Publishing in the Monthly Notices of the Royal Astronomical Society, Michael Rampino, a geoscientist at New York University in the US, explains that mass extinctions occur roughly ever 26 million to 30 million years on Earth - around the same time our Solar System passes through the disc of the Milky Way.
In the past, researchers have noticed this association, and suggested that perhaps clouds of dust and gas, and possibly even dark matter, in the Milky Way's plane might be somehow shaking comets off their orbits and causing them to slam into Earth, triggering these mass extinctions. But Rampino's hypothesis takes things one step further and suggests that dark matter could also trigger Earth-based events such as huge volcanic eruptions.
If true, the hypothesis could account for both extinctions as a result of extinction-causing disasters here on Earth, as well as asteroid or comet impacts - like the one that smashed into Mexico's Yucatán Peninsula and wiped out the dinosaurs roughly 66 million years ago.
"It's always been a mystery as to how extraterrestrial impacts could cause these long-lived geological effects," Rampino told Sid Perkins for Science magazine.
According to his hypothesis, dark matter could trigger all kinds of problems on Earth. Even though we still don't quite understand what dark matter is, researchers know that there's a lot of it out there in space (around 27 percent), because of its gravitational pull on other objects.
As Perkins explains in Science:
"Researchers estimate that in the plane of the galaxy, each square light-year contains about one solar mass of dark matter.
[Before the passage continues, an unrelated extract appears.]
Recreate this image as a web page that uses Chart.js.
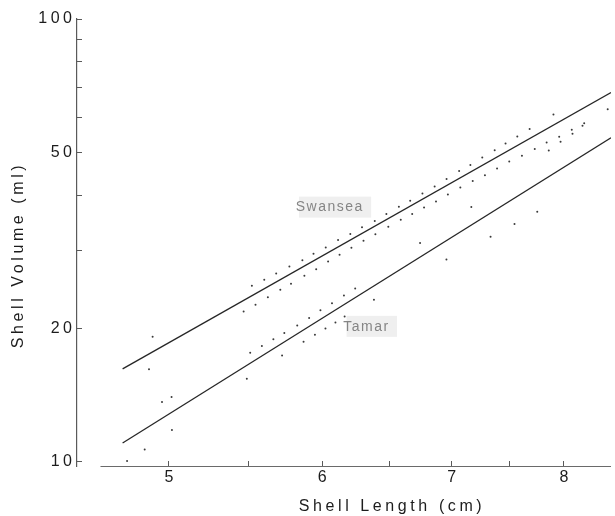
<!DOCTYPE html>
<html>
<head>
<meta charset="utf-8">
<script src="https://cdn.jsdelivr.net/npm/chart.js@4.4.1/dist/chart.umd.min.js"></script>
<style>
html,body{margin:0;padding:0;background:#ffffff;}
#wrap{width:615px;height:516px;position:relative;}
</style>
</head>
<body>
<div id="wrap"><canvas id="c" width="615" height="516"></canvas></div>
<script>
// ---- data (log-log axes) ----
const swanseaLength = [4.904,4.883,5.519,5.601,5.681,5.771,5.861,5.939,6.026,6.115,6.205,6.292,6.388,6.477,6.574,6.663,6.761,6.860,6.958,7.063,7.158,7.260,7.368,7.464,7.569,7.681,7.902,
  5.465,5.543,5.625,5.709,5.782,5.875,5.958,6.043,6.126,6.213,6.303,6.393,6.492,6.589,6.679,6.774,6.871,6.969,7.073,7.178,7.283,7.389,7.497,7.611,7.728,7.838,7.858,7.956,7.969,8.076,8.083,8.180,8.196,8.429];
const swanseaVolume = [19.17,16.19,24.97,25.76,26.62,27.61,28.51,29.49,30.48,31.67,32.69,33.85,34.98,36.26,37.66,38.86,40.36,41.86,43.51,45.36,46.80,48.69,50.54,52.37,54.28,56.44,60.85,
  21.84,22.62,23.54,24.45,25.23,26.30,27.23,28.32,29.34,30.43,31.56,32.67,33.94,35.20,36.26,37.52,38.72,40.15,41.64,43.06,44.38,45.97,47.66,49.12,50.89,52.61,50.49,54.23,52.83,56.23,55.07,57.41,58.16,62.52];
const tamarLength = [4.959,5.016,5.018,4.858,4.757,5.508,5.585,5.662,5.736,5.825,5.908,5.988,6.071,6.158,6.241,5.486,5.721,5.869,5.949,6.024,6.096,6.163,6.382,6.742,6.957,7.166,7.332,7.544,7.751];
const tamarVolume = [13.65,14.01,11.80,10.66,10.04,17.62,18.25,18.92,19.55,20.31,21.12,22.00,22.82,23.73,24.64,15.41,17.39,18.68,19.35,19.99,20.63,21.28,23.22,31.20,28.63,37.62,32.22,34.42,36.69];

const swanseaLineLength = [4.732, 8.462];
const swanseaLineVolume = [16.21, 68.2];
const tamarLineLength = [4.732, 8.462];
const tamarLineVolume = [11.03, 53.9];

const seriesNames = ['Swansea', 'Tamar'];
const seriesLabelLength = [6.05, 6.32];
const seriesLabelVolume = [37.5, 20.17];

const xTickValues = [5, 5.5, 6, 6.5, 7, 7.5, 8];
const xTickLabels = ['5', '', '6', '', '7', '', '8'];
const yTickValues = [10, 20, 30, 40, 50, 60, 70, 80, 90, 100];
const yTickLabels = ['10', '20', '', '', '50', '', '', '', '', '100'];

const xTitle = 'Shell Length (cm)';
const yTitle = 'Shell Volume (ml)';

const xRange = [4.482, 8.462];
const yRange = [9.784, 100];
const xAxisLineStart = 4.609;

// ---- styling ----
const FONT = '"Liberation Sans", Arial, Helvetica, sans-serif';
const INK = '#1c1c1c';
const AXIS = '#5a5a5a';

const zip = (xs, ys) => xs.map((x, i) => ({x: x, y: ys[i]}));

const figurePlugin = {
  id: 'figure',
  beforeDraw(chart) {
    chart.ctx.letterSpacing = '3.5px';
  },
  beforeDatasetsDraw(chart) {
    chart.ctx.letterSpacing = '0px';
    // x axis line (starts a bit right of the y axis, as in the figure)
    const ctx = chart.ctx, xs = chart.scales.x, ca = chart.chartArea;
    ctx.save();
    ctx.strokeStyle = '#6a6a6a';
    ctx.lineWidth = 1.2;
    ctx.beginPath();
    ctx.moveTo(xs.getPixelForValue(xAxisLineStart), ca.bottom + 0.5);
    ctx.lineTo(xs.right, ca.bottom + 0.5);
    ctx.stroke();
    ctx.restore();
  },
  afterDraw(chart) {
    const ctx = chart.ctx, xs = chart.scales.x, ys = chart.scales.y;
    ctx.save();
    // series labels with faint grey boxes
    ctx.font = '14px ' + FONT;
    ctx.letterSpacing = '1.5px';
    ctx.textBaseline = 'middle';
    ctx.textAlign = 'center';
    seriesNames.forEach((name, i) => {
      const px = xs.getPixelForValue(seriesLabelLength[i]);
      const py = ys.getPixelForValue(seriesLabelVolume[i]);
      const w = ctx.measureText(name).width;
      ctx.fillStyle = '#efefef';
      ctx.fillRect(px - w / 2 + 4, py - 11, w + 4, 21);
      ctx.fillStyle = '#858585';
      ctx.fillText(name, px + 0.75, py);
    });
    // axis titles
    ctx.font = '16px ' + FONT;
    ctx.letterSpacing = '3.6px';
    ctx.fillStyle = INK;
    ctx.textAlign = 'center';
    ctx.textBaseline = 'alphabetic';
    ctx.fillText(xTitle, 392, 511);
    ctx.translate(23, 255);
    ctx.rotate(-Math.PI / 2);
    ctx.fillText(yTitle, 0, 0);
    ctx.restore();
  }
};

new Chart(document.getElementById('c'), {
  type: 'scatter',
  data: {
    datasets: [
      {label: 'Swansea line', data: zip(swanseaLineLength, swanseaLineVolume), showLine: true,
       borderColor: '#262626', borderWidth: 1.3, pointRadius: 0, fill: false},
      {label: 'Tamar line', data: zip(tamarLineLength, tamarLineVolume), showLine: true,
       borderColor: '#262626', borderWidth: 1.3, pointRadius: 0, fill: false},
      {label: 'Swansea', data: zip(swanseaLength, swanseaVolume),
       pointRadius: 1, pointBorderWidth: 0, pointBackgroundColor: '#3a3a3a'},
      {label: 'Tamar', data: zip(tamarLength, tamarVolume),
       pointRadius: 1, pointBorderWidth: 0, pointBackgroundColor: '#3a3a3a'}
    ]
  },
  options: {
    responsive: false,
    animation: false,
    events: [],
    layout: {padding: {top: 19, right: 0, bottom: 0, left: 0}},
    plugins: {legend: {display: false}, tooltip: {enabled: false}, title: {display: false}},
    scales: {
      x: {
        type: 'logarithmic',
        position: 'bottom',
        min: xRange[0],
        max: xRange[1],
        bounds: 'data',
        afterBuildTicks: (axis) => { axis.ticks = xTickValues.map(v => ({value: v})); },
        afterFit: (axis) => { axis.height = 50; },
        border: {display: false},
        grid: {drawOnChartArea: false, drawTicks: true, tickLength: -5, color: AXIS, lineWidth: 1},
        ticks: {
          z: 1,
          autoSkip: false, maxRotation: 0, minRotation: 0, padding: 7,
          color: INK, font: {family: FONT, size: 16},
          callback: (v, i) => xTickLabels[i]
        },
        title: {display: false}
      },
      y: {
        type: 'logarithmic',
        position: 'left',
        min: yRange[0],
        max: yRange[1],
        bounds: 'data',
        afterBuildTicks: (axis) => { axis.ticks = yTickValues.map(v => ({value: v})); },
        afterFit: (axis) => { axis.width = 77; },
        border: {display: true, color: AXIS, width: 1.2},
        grid: {drawOnChartArea: false, drawTicks: true, tickLength: -5, color: AXIS, lineWidth: 1},
        ticks: {
          autoSkip: false, padding: 6.5,
          color: INK, font: {family: FONT, size: 16},
          callback: (v, i) => yTickLabels[i]
        },
        title: {display: false}
      }
    }
  },
  plugins: [figurePlugin]
});
</script>
</body>
</html>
Like the clouds of dust and gas that astronomers can see, clouds of dark matter may be perturbing the orbits of distant comets, causing them to fall into the inner solar system where they can strike Earth."
But the clouds could also have big impacts on Earth if they became trapped by our planet's gravity as our Solar System passes through the galactic plane.
These dark matter particles could then be stuck orbiting Earth before eventually falling to the planet's core, where they would interact with normal matter and each other and start releasing heat. This could raise the temperature of Earth's cores by hundreds of degrees Celsius, Rampino wrote in the new paper.
That heat could be eventually carried to Earth's surface via hot buoyant rock that could create volcanic hot spots, slowly rip apart continents or even alter the global climate so much that entire regions become uninhabitable, as Perkins explains.
Dennis Kent, a geophysicist at the Lamont-Doherty Earth Observatory in New York, who wasn't involved in the research, told Perkins that the hypothesis was intriguing. "One of those sources of environmental disruption might be tolerable," he explained to Perkins, but together he admitted that they could overload ecosystems and result in extinctions.
Of course, the evidence to support this hypothesis is obviously still lacking, but it's a pretty cool thing to think about. And if dark matter is causing mass extinctions on our planet, then we wonder if it's doing it to other planets too.